The play began as part of Shayok Misha Chowdhury's residency at HERE Arts Center. In the residency, he planned to perform the Rabindrasangeet as a concert with his mother Bulbul Chakraborty, who is a native Bangla-speaker and grew up singing the songs. Chowdhury reconsidered the plan for a straightforward concert in the context of them both aging, worrying about the remaining time the two had together. The play developed from the dread Chowdhury especially felt about his mother's eventual death. The 2023 death of Chakraborty's brother, who inspired Public Obscenities, also influenced the play's development.

Chakraborty had limited experience in theater, but she had extensive public speaking experience giving lectures as a professor at Brandeis University. The opening lecture on sand's fragile properties was written by Chowdhury, but reflects a frequent focus of Chakraborty's academic work. Chowdhury described the connection between the play and both of their professional work:Much of what my mom and I are doing together in this piece is getting to meet each other’s professional selves, which is a thing that my mom never got to do with her mom. Just to become her colleague for a brief moment in time—it’s a thing that partners, loved ones, rarely get to do with each other.The play features music by cellist George Crotty. Critic Juan A. Ramirez described the accompaniment as "reminiscent of the melodrama in both Bollywood and in Bernard Herrmann’s film scores".

=== Productions ===
The play first ran at the Bushwick Starr, which co-produced the play off-off-Broadway with HERE and Ma-Yi Theater Company, from April 15 to May 17, 2025. Chakraborty received an Obie Award for her performance in January 2026. The play was mounted off-Broadway at the Playwrights Horizons Peter Jay Sharp Theater from April 14 to May 29, 2026. Rheology received a nomination for the Drama Desk Award for Unique Theatrical Experience and for the Drama League Award for Outstanding Production of a Play. The play also ran for three performances from June 11 to June 13, 2026 at the REDCAT theater in Los Angeles.

== Reception ==

In The New York Times, critic and playwright Juan A. Ramirez applauded the Bushwick Starr version as a promising follow-up to Chowdhury's Public Obscenities, but noted its occasionally "heady" moments. Poet Mansi Dahal, writing in the Michigan Quarterly Review, praised the multifaceted approach, wherein the "grief was grounded in particles and pressure, in equations and entropy. Even with songs in Bangla, even inside the folds of Bengali culture, this reckoning wasn’t spiritual. It was elemental." Helen Shaw favorably compared the play to Nathan Fielder's The Rehearsal.

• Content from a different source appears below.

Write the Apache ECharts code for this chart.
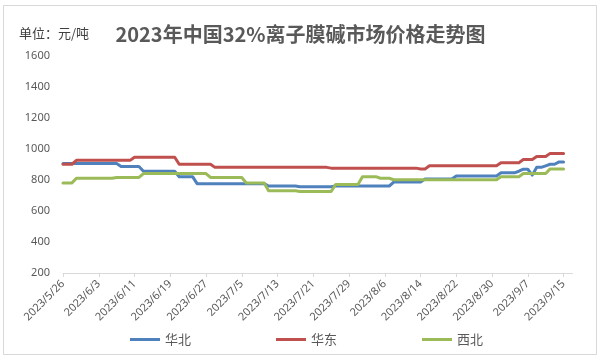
<!DOCTYPE html>
<html>
<head>
<meta charset="utf-8">
<script src="https://cdn.jsdelivr.net/npm/echarts@6/dist/echarts.min.js"></script>
<style>
html,body{margin:0;padding:0;background:#fff;}
#chart{width:601px;height:363px;}
</style>
</head>
<body>
<div id="chart"></div>
<script>
// ---- data ----
const titleText = '2023年中国32%离子膜碱市场价格走势图';
const unitText = '单位：元/吨';
const seriesNames = ['华北', '华东', '西北'];
const yTicks = [200, 400, 600, 800, 1000, 1200, 1400, 1600];

// daily categories 2023/5/26 .. 2023/9/17
const categories = (function () {
  const out = [];
  const d = new Date(2023, 4, 26);
  const end = new Date(2023, 8, 17);
  while (d <= end) {
    out.push(d.getFullYear() + '/' + (d.getMonth() + 1) + '/' + d.getDate());
    d.setDate(d.getDate() + 1);
  }
  return out;
})();

const huabei = [
  905,905,905,905,905,905,905,905,905,905,905,905,905,
  885,885,885,885,885,
  855,855,855,855,855,855,855,855,
  820,820,820,820,
  775,775,775,775,775,775,775,775,775,775,775,775,775,775,775,775,
  760,760,760,760,760,760,760,
  755,755,755,755,755,755,755,755,
  760,760,760,760,760,760,760,760,760,760,760,760,760,
  785,785,785,785,785,785,785,
  805,805,805,805,805,805,805,
  825,825,825,825,825,825,825,825,825,825,
  845,845,845,845,
  855,
  868,868,
  830,
  880,880,
  890,
  900,900,
  915,915,
  null,null
];

const huadong = [
  900,900,900,
  925,925,925,925,925,925,925,925,925,925,925,925,925,
  945,945,945,945,945,945,945,945,945,945,
  900,900,900,900,900,900,900,900,
  880,880,880,880,880,880,880,880,880,880,880,880,880,880,880,880,880,880,880,880,880,880,880,880,880,880,
  875,875,875,875,875,875,875,875,875,875,875,875,875,875,875,875,875,875,875,875,
  870,870,
  890,890,890,890,890,890,890,890,890,890,890,890,890,890,890,890,
  910,910,910,910,910,
  930,930,930,
  950,950,950,
  970,970,970,970,
  null,null
];

const xibei = [
  780,780,780,
  810,810,810,810,810,810,810,810,810,
  815,815,815,815,815,815,
  840,840,840,840,840,840,840,840,840,840,840,840,840,840,840,
  815,815,815,815,815,815,815,815,
  780,780,780,780,780,
  730,730,730,730,730,730,730,
  725,725,725,725,725,725,725,725,
  770,770,770,770,770,770,
  820,820,820,820,
  810,810,810,
  800,800,800,800,800,800,800,800,800,800,800,800,800,800,800,800,800,800,800,800,800,800,800,800,
  820,820,820,820,820,
  840,840,840,840,840,840,
  870,870,870,870,
  null,null
];

const colors = ['#4F81BD', '#C0504D', '#9BBB59'];
const seriesData = [huabei, huadong, xibei];

// ---- chart ----
const chart = echarts.init(document.getElementById('chart'), null, {renderer: 'canvas'});
const numFont = '"Noto Sans", "Liberation Sans", sans-serif';
const cjkFont = '"Noto Sans CJK SC", "Noto Sans", sans-serif';

chart.setOption({
  animation: false,
  backgroundColor: '#fff',
  title: [
    {
      text: titleText,
      left: 'center',
      top: 19,
      textStyle: {fontFamily: cjkFont, fontSize: 20, fontWeight: 'bold', color: '#595959'}
    },
    {
      text: unitText,
      left: 14,
      top: 22,
      textStyle: {fontFamily: cjkFont, fontSize: 13, fontWeight: 'normal', color: '#404040'}
    }
  ],
  graphic: [{
    type: 'rect',
    shape: {x: 3.5, y: 5.5, width: 593, height: 349},
    style: {fill: 'none', stroke: '#d9d9d9', lineWidth: 1},
    silent: true
  }],
  legend: {
    data: seriesNames,
    left: 125,
    top: 328,
    icon: 'rect',
    itemWidth: 30,
    itemHeight: 3,
    itemGap: 85,
    textStyle: {fontFamily: cjkFont, fontSize: 13, color: '#595959'}
  },
  grid: {left: 63, right: 28.5, top: 55.5, bottom: 90},
  xAxis: {
    type: 'category',
    data: categories,
    boundaryGap: false,
    axisLine: {lineStyle: {color: '#d9d9d9', width: 1}},
    axisTick: {show: true, interval: 7, length: 4, lineStyle: {color: '#d9d9d9'}},
    axisLabel: {
      interval: 7,
      rotate: 45,
      margin: 9,
      fontFamily: numFont,
      fontSize: 11,
      color: '#595959'
    },
    splitLine: {show: false}
  },
  yAxis: {
    type: 'value',
    min: yTicks[0],
    max: yTicks[yTicks.length - 1],
    interval: 200,
    axisLine: {show: false},
    axisTick: {show: false},
    splitLine: {show: false},
    axisLabel: {
      margin: 13,
      fontFamily: numFont,
      fontSize: 11,
      color: '#595959',
      formatter: function (v) { return String(v); }
    }
  },
  series: seriesNames.map((name, i) => ({
    name: name,
    type: 'line',
    data: seriesData[i],
    showSymbol: false,
    symbol: 'none',
    smooth: false,
    connectNulls: false,
    color: colors[i],
    lineStyle: {width: 3, color: colors[i], cap: 'round', join: 'round'}
  }))
});
</script>
</body>
</html>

In a 4/5 star review of the Playwrights Horizon staging for Time Out, Billy McEntee wrote that "the play succeeds because of its deep embrace of death’s antithesis, liveness, both in the introductory lecture [. . .] and the science-inspired explorations that follow." In a mixed review in Lighting & Sound America, David Barbour praised the production design, acting, and some "gorgeously written" portions, but faulted the middle as "at times bizarrely performative". Reviewing the REDCAT version, Charles McNulty wrote that it was an "interdisciplinary experiment that is as playful in its methodology as it is serious in its research aims" and that Chakraborty displayed "a sincerity and collaborative grace that many veteran performers would envy."